Doe also picked up on McCullough's odd demeanor when he spoke of Maria, just as investigators had. "He would seem almost childlike. He would get real giddy, if that's the right word. It's like he couldn't stop himself. He would just keep going and going. When he was talking about the little girl, he would get amped up."
Testimony lasted all of four days. McCullough did not take the stand, so his alibi was never presented.
Besides the excluded FBI reports, there were other missing pieces at the trial. The unused train ticket from Rockford to Chicago didn't come into evidence, nor did the video of his eight-hour police interrogation. That evidence didn't really prove anything, other than to cast doubt on his credibility, and by remaining silent he didn't call his credibility into question.
When it came time for the verdict, Judge Hallock said he believed the informants and found Kathy Chapman's testimony particularly convincing. He didn't say a word about what Eileen Tessier told her daughters on her deathbed.

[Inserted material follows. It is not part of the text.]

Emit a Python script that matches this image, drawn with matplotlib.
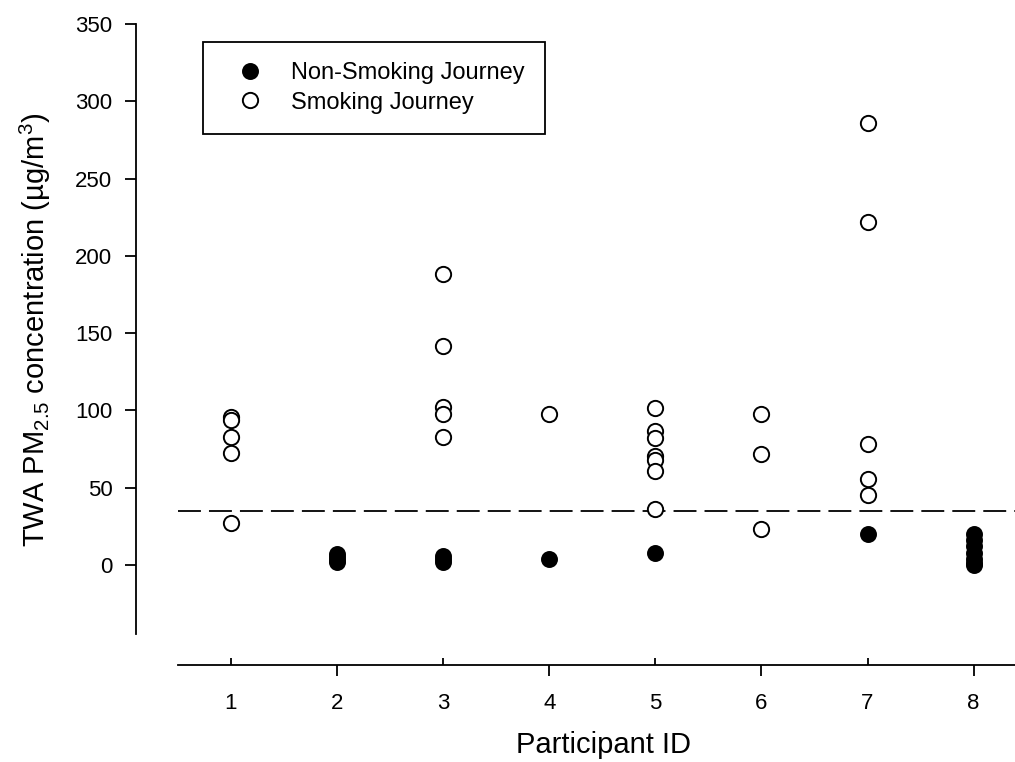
import matplotlib
matplotlib.use("Agg")
import matplotlib.pyplot as plt
import matplotlib.lines as mlines

plt.rcParams['font.family'] = ['Liberation Sans', 'DejaVu Sans']
plt.rcParams['mathtext.default'] = 'regular'

# ---- data ----
participants = [1, 2, 3, 4, 5, 6, 7, 8]
non_smoking = {
    1: [],
    2: [7, 5, 3, 2],
    3: [6, 4, 2],
    4: [4],
    5: [7.5],
    6: [],
    7: [20],
    8: [20, 16, 12, 8, 4, 1, 0],
}
smoking = {
    1: [96, 94, 82.5, 72.5, 27],
    2: [],
    3: [188.5, 142, 102, 98, 83],
    4: [98],
    5: [101.5, 87, 82, 70.5, 68, 61, 36.5],
    6: [97.5, 71.5, 23],
    7: [286, 222, 78.5, 55.5, 45],
    8: [],
}
threshold = 35
y_ticks = [0, 50, 100, 150, 200, 250, 300, 350]
legend_labels = ["Non-Smoking Journey", "Smoking Journey"]

W, H = 1015, 762
fig = plt.figure(figsize=(W / 100, H / 100), dpi=100)
ax = fig.add_axes([136 / W, (H - 665) / H, 1 - 136 / W, (665 - 24) / H])

ns_x = [p for p in participants for _ in non_smoking[p]]
ns_y = [v for p in participants for v in non_smoking[p]]
s_x = [p for p in participants for _ in smoking[p]]
s_y = [v for p in participants for v in smoking[p]]

ms = 11
ax.plot(ns_x, ns_y, 'o', color='black', markersize=ms, markeredgewidth=1.2,
        label=legend_labels[0], zorder=3)
ax.plot(s_x, s_y, 'o', markerfacecolor='white', markeredgecolor='black',
        markersize=ms, markeredgewidth=1.4, label=legend_labels[1], zorder=3)

lw = 1.3
ax.hlines(threshold, 0.5, 8.39, colors='black', linewidth=lw,
          linestyles=(0, (16.5 / lw, 5.8 / lw)), zorder=2)

ax.set_xlim(0.105, 8.39)
ax.set_ylim(-64.7, 350)

for s in ['top', 'right']:
    ax.spines[s].set_visible(False)
ax.spines['left'].set_bounds(-44.6, 350)
ax.spines['bottom'].set_bounds(0.5, 8.39)
for s in ['left', 'bottom']:
    ax.spines[s].set_linewidth(1.3)

ax.set_yticks(y_ticks)
ax.set_xticks(participants)
ax.set_xticklabels([str(p) for p in participants])
ax.tick_params(axis='y', direction='out', length=8, width=1.3, labelsize=16, pad=9)
ax.tick_params(axis='x', direction='out', length=8, width=1.3, labelsize=16, pad=12)
for t, v in zip(ax.xaxis.get_major_ticks(), participants):
    if v % 2 == 1:
        t.tick1line.set_marker(mlines.TICKUP)
        t.tick1line.set_markersize(5)

fig.text(603 / W, 1 - 745 / H, "Participant ID", fontsize=21,
         ha='center', va='center')
fig.text(35 / W, 1 - 330 / H, "TWA PM$_{2.5}$ concentration (µg/m$^{3}$)",
         fontsize=21, rotation=90, ha='center', va='center')

leg = ax.legend(loc='upper left', bbox_to_anchor=(203 / W, 1 - 42 / H),
                bbox_transform=fig.transFigure, borderaxespad=0,
                fontsize=17, frameon=True, fancybox=False, framealpha=1,
                edgecolor='black', borderpad=0.85, handlelength=2.3,
                handletextpad=0.57, labelspacing=0.32, numpoints=1)
leg.get_frame().set_linewidth(1.3)

fig.savefig("out.png", dpi=100)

A loud cheer erupted as the judge handed down the verdict -- guilty on all counts: murder, kidnapping and abduction of an infant.
Johnny was going to prison. Kathy was finally free.
"If I would have been shown his picture in 1957," she said, " he would not have been a free man all those years. He would have been in jail."
At a news conference, Janet Tessier told Maria's siblings she was sorry -- sorry that her brother killed Maria, and sorry it had taken so long for the truth to be told.
She apologized on behalf of her mother.
Jaded cops had tears in their eyes. Justice was Maria's at last.
McCullough is 73, and prison life isn't easy. He spends most of his time alone. He is kept in protective custody because he qualifies twice as the lowest form of life in prison culture: He's a convicted child killer and an ex-cop.
He spoke for several hours with CNN while at the state's maximum-security prison in Menard, before being moved to another prison in Pontiac, most likely because of his age and notoriety. Menard, a 19th century brick behemoth, overlooks the Mississippi River in southern Illinois, about an hour's drive from St. Louis, Missouri.
McCullough announced his innocence without prompting as he sat down and was shackled to a metal table: "I've been accused and convicted of a murder I did not commit." He said it twice.
He seemed happy to have visitors. He likes to talk, especially about himself. He broke into tears when asked about his combat experience in Vietnam, but showed little emotion as he spoke about the murder in his hometown. His explanation: "I was part of one, but not the other."
He tried to steer the conversation away from questions about Jeanne, the sister who accused him of rape, and his acquittal in that case. "We have a history," he said of his sister. He used the same expression to describe the relationship between his mother and her father, who he believes sexually abused her.
He spoke about his mother as if she were a saint and called Janet, the sister who launched the murder investigation, "a black sheep" and a liar. He responded with a non sequitur when asked: If he were innocent, why would so many people tell lies about him in court? "Exactly."
He wouldn't discuss the nude photograph of his 12-year-old daughter that an ex-wife said she found hidden under a drawer. He said his daughter was troubled and had problems with men, drugs and alcohol.
He said he regretted taking in the teen runaway Michelle Weinman when he was a police officer and says she "set me up."
"I was accused of rape, and it didn't happen."
By the time of CNN's interview, he had come to recognize that others found it strange that he referred to 7-year-old Maria Ridulph as "lovely, lovely, lovely." He changed his wording, calling her "precious." An odd expression crossed his face when he spoke of the little girl with the dark, curly hair and big brown eyes.
There is a gap between his front teeth and he does have a high, thin voice, just as Kathy described all those years ago. He is quick to anger over certain subjects and, when that happens, there is nothing soft in his blue eyes.
The women left behind
Unlike many destined to end their days behind bars, Jack McCullough has not been forgotten. His wife of nearly 20 years, Sue McCullough, and a stepdaughter, Janey O'Connor, wrote letters to the court saying they stood by him. Both are certain that he is the victim of a grave injustice.
Their letters were more articulate than many written on behalf of men judged guilty of heinous crimes. Sue scolded the authorities in Illinois: "My husband was convicted in order to close the oldest cold case in U.S. history. You should all be ashamed of yourselves." And the hurt in O'Connor's words was unmistakable: "Perhaps sacrificing one old man is enough to give an entire community closure," she wrote. "My Dad is innocent. I hope the pain of my family is worth the five minutes of fame you all have received."